The pursuit of wealth far in excess of need is a powerful and pervasive aspect of (most) human societies. But it is unhealthy, damaging, sick. One fairly influential book has gone so far as to describe the love of money as the root of all evil. So why do we do it? Does money make us happy? You can find plenty of people arguing yes, and plenty arguing no. Possibly because both are half right. A couple of recent good popular science articles explain. From Time:
People say money doesn’t buy happiness. Except, according to a new study from Princeton University’s Woodrow Wilson School, it sort of does — up to about $75,000 a year. The lower a person’s annual income falls below that benchmark, the unhappier he or she feels. But no matter how much more than $75,000 people make, they don’t report any greater degree of happiness.
“Psychologists have spent decades studying the relation between wealth and happiness,” writes Harvard University psychologist Daniel Gilbert in his best-selling “Stumbling on Happiness,” “and they have generally concluded that wealth increases human happiness when it lifts people out of abject poverty and into the middle class but that it does little to increase happiness thereafter.”
… The nonlinear nature of how much happiness money can buy—lots more happiness when it moves you out of penury and into middle-class comfort, hardly any more when it lifts you from millionaire to decamillionaire—comes through clearly in global surveys that ask people how content they feel with their lives …
Some researchers get a bit more sophisticated, and distinguish between different kinds of happiness. From the Time article again:
Before employers rush to hold — or raise — everyone’s salary to $75,000, the study points out that there are actually two types of happiness. There’s your changeable, day-to-day mood: whether you’re stressed or blue or feeling emotionally sound. Then there’s the deeper satisfaction you feel about the way your life is going — the kind of thing Tony Robbins tries to teach you. While having an income above the magic $75,000 cutoff doesn’t seem to have an impact on the former (emotional well-being), it definitely improves people’s Robbins-like life satisfaction. In other words, the more people make above $75,000, the more they feel their life is working out on the whole. But it doesn’t make them any more jovial in the mornings.
I’m a bit dubious about the claimed effect of money on this second, long term “happiness”. If it was true we would expect to see a correlation between the wealth of countries and their happiness, and we don’t (see the Newsweek piece, and other sources such as The Spirit Level).
Being the social creatures that we are, a lot of our assessment of happiness (after we reach the middle class plateau) are probably tied up with our perception of rank / status. For example:
Statistics consistently show that we care less about our actual pay level than we do about earning more than our colleagues and neighbours. Andrew Oswald, professor of economics at Warwick University, conducted a major study that revealed we would rather be the second-best-paid person in a firm or department than the second-worst-paid – even if, in the latter case, the salary is actually higher. Rank is what really matters, not cash.
This is probably the underlying reason for the very damaging effects that great disparities in wealth have on society (once again see The Spirit Level).
Anyway, put it all together. How do we improve a society’s happiness most effectively?

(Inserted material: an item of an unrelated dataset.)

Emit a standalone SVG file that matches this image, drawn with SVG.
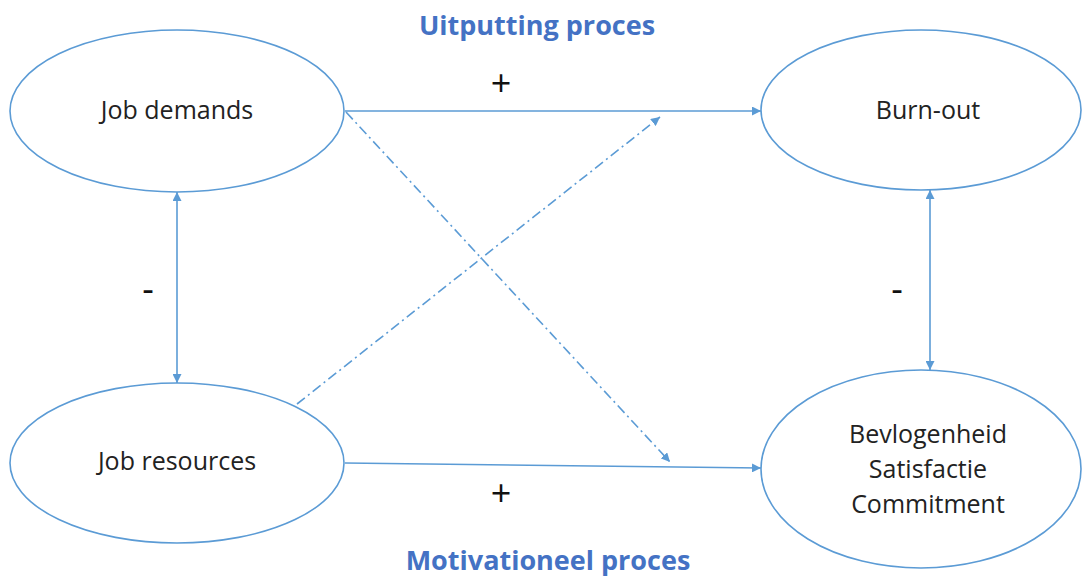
<svg xmlns="http://www.w3.org/2000/svg" width="1083" height="579" viewBox="0 0 1083 579">
<defs>
<marker id="ah" viewBox="0 0 10 10" refX="10" refY="5" markerWidth="9" markerHeight="9" markerUnits="userSpaceOnUse" orient="auto-start-reverse">
<path d="M0,0 L10,5 L0,10 z" fill="#5B9BD5"/>
</marker>
<style>
.node{fill:#fff;stroke:#5B9BD5;stroke-width:1.6}
.lbl{font-family:"Open Sans","Liberation Sans",sans-serif;font-size:25px;fill:#222;text-anchor:middle}
.title{font-family:"Open Sans","Liberation Sans",sans-serif;font-size:27px;font-weight:bold;fill:#4472C4;text-anchor:middle}
.sign{font-family:"Open Sans","Liberation Sans",sans-serif;font-size:36px;fill:#111;text-anchor:middle}
.con{stroke:#5B9BD5;stroke-width:1.6;fill:none}
.dash{stroke-dasharray:10 4 2 4}
</style>
</defs>
<rect width="1083" height="579" fill="#fff"/>
<g id="connectors">
<line class="con" x1="345" y1="111" x2="761" y2="111" marker-end="url(#ah)"/>
<line class="con" x1="345" y1="463" x2="761" y2="468" marker-end="url(#ah)"/>
<line class="con dash" x1="346" y1="112" x2="670" y2="462" marker-end="url(#ah)"/>
<line class="con dash" x1="297" y1="404" x2="660" y2="117" marker-end="url(#ah)"/>
<line class="con" x1="177" y1="192" x2="177" y2="383" marker-start="url(#ah)" marker-end="url(#ah)"/>
<line class="con" x1="930" y1="190" x2="930" y2="370" marker-start="url(#ah)" marker-end="url(#ah)"/>
</g>
<g id="job-demands">
<ellipse class="node" cx="177" cy="111" rx="167" ry="81"/>
<text class="lbl" x="177" y="119">Job demands</text>
</g>
<g id="burn-out">
<ellipse class="node" cx="921" cy="110" rx="160" ry="80"/>
<text class="lbl" x="928" y="119">Burn-out</text>
</g>
<g id="job-resources">
<ellipse class="node" cx="177" cy="463" rx="167" ry="80"/>
<text class="lbl" x="177" y="470">Job resources</text>
</g>
<g id="bevlogenheid">
<ellipse class="node" cx="921" cy="469" rx="160" ry="99"/>
<text class="lbl" x="928" y="443">Bevlogenheid</text>
<text class="lbl" x="928" y="478">Satisfactie</text>
<text class="lbl" x="928" y="513">Commitment</text>
</g>
<g id="labels">
<text class="title" x="537" y="35">Uitputting proces</text>
<text class="title" x="548" y="570">Motivationeel proces</text>
<text class="sign" x="501" y="96">+</text>
<text class="sign" x="501" y="506">+</text>
<text class="sign" x="148" y="302">-</text>
<text class="sign" x="897" y="302">-</text>
</g>
</svg>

By lifting the poor out of poverty. By increasing wealth where we get more happiness bang for our income buck. By reducing disparity not (as some hysterical alarmists would have it) by cutting down the top end, but by lifting up the bottom. (Coincidentally we also improve health, educational outcomes, productivity, and a range of other social indicators of course.) It all seems pretty obvious. And yet culturally, and in practice, most “Western” countries, including New Zealand, are currently moving in the opposite direction.